马丁·海尔,奥地利人,现居英国,任职于华威大学。由于马丁在随机偏微分方程理论方面的杰出贡献,尤其是为这些方程建立了一套正则性结构理论,而被授予菲尔兹奖(2014年)。随机偏微分方程传统上对于数学家来说很难处理,海尔开发了一种新的理论框架,让这些方程变得简单许多,不但开启了许多新的纯数学方向,也对科学和工程中的应用有重大意义。
Weak universality of the KPZ equation
Time: August 7, Friday, at 10:00-12:00am
Location: Center for Mathematical Sciences, Room 1213(创新研究院恩明楼1213室)
Title: Weak universality of the KPZ equation
Abstract: The KPZ equation is a popular model of one-dimensional interface propagation. From heuristic consideration, it is expected to be "universal" in the sense that any "weakly asymmetric" or "weakly noisy" microscopic model of interface propagation should converge to it if one sends the asymmetry (resp. noise) to zero and simultaneously looks at the interface at a suitable large scale.

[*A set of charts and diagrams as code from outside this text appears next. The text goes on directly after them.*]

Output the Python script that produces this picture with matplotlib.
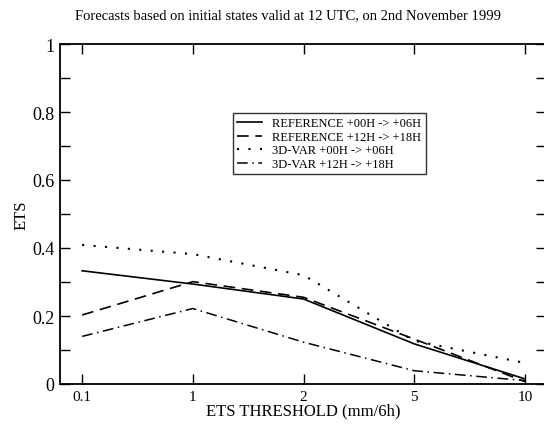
import matplotlib
matplotlib.use('Agg')
import matplotlib.pyplot as plt

plt.rcParams['font.family'] = ['Liberation Serif', 'DejaVu Serif']

thresholds = ['0.1', '1', '2', '5', '10']
ref_00_06 = [0.333, 0.294, 0.250, 0.118, 0.015]
ref_12_18 = [0.203, 0.301, 0.255, 0.132, 0.007]
var_00_06 = [0.409, 0.382, 0.320, 0.127, 0.062]
var_12_18 = [0.140, 0.222, 0.123, 0.039, 0.010]
labels = ['REFERENCE +00H -> +06H', 'REFERENCE +12H -> +18H',
          '3D-VAR +00H -> +06H', '3D-VAR +12H -> +18H']
yticks = [0, 0.2, 0.4, 0.6, 0.8, 1]
yticklabels = ['0', '0.2', '0.4', '0.6', '0.8', '1']
yminor = [0.1, 0.3, 0.5, 0.7, 0.9]

x = range(len(thresholds))

fig = plt.figure(figsize=(5.44, 4.31), dpi=100)
ax = fig.add_axes([60/544, 46/431, 486/544, 340/431])

ax.plot(x, ref_00_06, color='black', lw=1.2, ls='-', label=labels[0])
ax.plot(x, ref_12_18, color='black', lw=1.2, ls=(0, (7, 4)), label=labels[1])
ax.plot(x, var_00_06, color='black', lw=1.5, ls=(0, (1, 4.5)), label=labels[2])
ax.plot(x, var_12_18, color='black', lw=1.1, ls=(0, (7, 3, 1, 3)), label=labels[3])

ax.set_xlim(-0.2, 4.19)
ax.set_ylim(0, 1)
ax.set_xticks(list(x))
ax.set_xticklabels(thresholds)
ax.set_yticks(yticks)
ax.set_yticklabels(yticklabels)
ax.set_yticks(yminor, minor=True)
ax.tick_params(axis='both', which='both', direction='in', top=True, right=True)
ax.tick_params(axis='both', which='major', length=7, width=1)
ax.tick_params(axis='y', which='minor', length=7, width=1)
ax.tick_params(axis='y', labelsize=13, pad=4)
ax.tick_params(axis='x', labelsize=11, pad=4)
for s in ax.spines.values():
    s.set_linewidth(1.3)

ax.set_xlabel('ETS THRESHOLD (mm/6h)', fontsize=12, labelpad=0)
ax.set_ylabel('ETS', fontsize=12)
ax.yaxis.set_label_coords(-30/486, 0.5)
fig.text(288/544, 1 - 16/431, 'Forecasts based on initial states valid at 12 UTC, on 2nd November 1999',
         ha='center', va='center', fontsize=10.5)

leg = ax.legend(loc='upper left', bbox_to_anchor=((233 - 60)/486, (386 - 115)/340),
                fontsize=9, frameon=True, fancybox=False, edgecolor='black',
                handlelength=2.0, handletextpad=0.8, borderpad=0.35,
                labelspacing=0.12, borderaxespad=0)
leg.get_frame().set_linewidth(1.0)

fig.savefig('out.png', dpi=100)
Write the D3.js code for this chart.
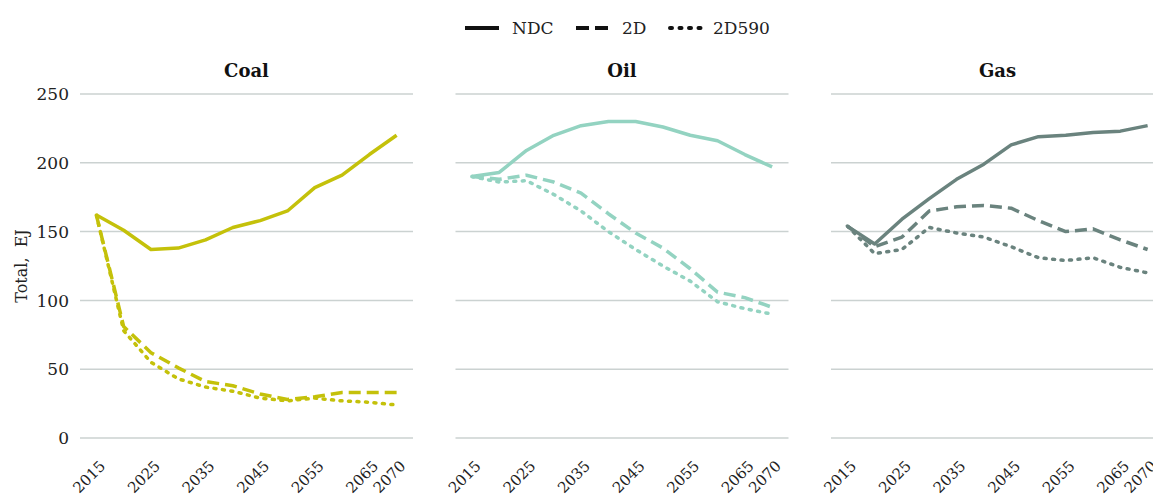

The only microscopic models for which this has been proven so far all exhibit very particular that allow to perform a microscopic equivalent to the Cole-Hopf transform. The main bottleneck for generalizations to larger classes of models was that until recently it was not even clear what it actually means to solve the equation, other than via the Cole-Hopf transform. In this talk, we will see that there exists a rather large class of continuous models of interface propagation for which convergence to KPZ can be proven rigorously. The main tool for both the proof of convergence and the identification of the limit is the recently developed theory of regularity structures, but with an interesting twist.